Every divorce lawyer knows that Retirement Systems of Alabama won’t respond to a Qualified Domestic Relations Order. It’s a stupid rule, of course, fueled more by the crass selfishness of legislators (all of whom are participants in the state retirement system) than by any possible logic or reason. But it is the law in Alabama, and the only way it’s going to change is for the citizens to shame the legislature into it.
Poor Barbara Prater Hallmark figured that out too late. She agreed to terms in her divorce settlement that said that she “shall receive and is hereby awarded fifty (50) percent of all amounts and/or shares in [her husband’s RSA account] … The date for calculation of the percentage hereby awarded to [Ms. Hallmark] is the date of this agreement, May 19, 1998, and the funds or shares, hereby awarded to the wife, shall be transferred to her account in accordance with the provisions of the Qualified Domestic Relations Order entered this day, and adopted herein by reference as if fully set out herein.”
Of course, when Ms. Hallmark or her lawyer sent the QDRO to RSA, David Bronner and his staff just took one look at it and giggled. Then she did the natural thing: she petitioned for modification. Saying she had recently discovered that the QDRO was unenforceable and asking the court to transfer to her 1/2 the “value of the former husband’s TRS (Teachers’ Retirement System, part of RSA) account.”
After the parties stipulated that the husband’s contributions totaled $24,745.38, the trial court entered an order awarding Ms. Hallmark $12,372.69 (1/2 the total contributions) plus statutory interest, in lieu of distribution from the husband’s TRS account. The husband appealed, and the Alabama Court of Civil Appeals reversed, in the case of Hallmark v. Hallmark, Case No. 2040193/2040339 (Ala. Civ. App. November 23, 2005).
The Appeals Court acknowledged that the trial court had “the inherent authority to interpret, implement, or enforce its own judgments” but said that this authority does not extend to changing an otherwise effective and unambiguous final order.
In the case now before us, the divorce judgment clearly states that the trial court awarded the former wife “fifty (50) percent of all amounts and/or shares in [the former husband’s TRS account].” Therefore, the divorce judgment unambiguously states that the trial court awarded the former wife one-half of the funds in the former husband’s TRS account rather than a judgment for a sum certain.
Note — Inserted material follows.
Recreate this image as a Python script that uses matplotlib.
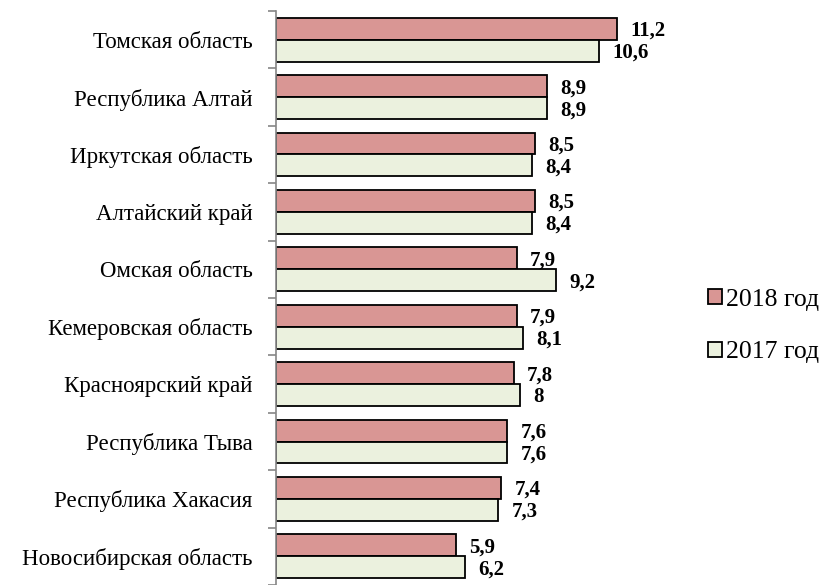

Thus, the order under review awarding the former wife a judgment against the former husband for a sum certain in lieu of the award of one-half of the funds in the former husband’s TRS account constituted a modification of the property division in the original divorce judgment more than 30 days after the entry of the original divorce judgment. See [Fielding v. Fielding, 843 So. 2d 766, 770 (Ala. Civ. App. 2002)]. Therefore, we reverse the trial court’s judgment and remand the case to the trial court for further proceedings consistent with this opinion. Our resolution of this issue pretermits discussion of the remaining arguments raised by the former husband.
The Appeals Court is correct, of course. So what now becomes of Mrs. Hallmark? She’s up the Alabama State Retirement Creek without a paddle. Perhaps she will become the poster child for a movement to make state retirement accounts amenable to QDROs just like any other retirement plans.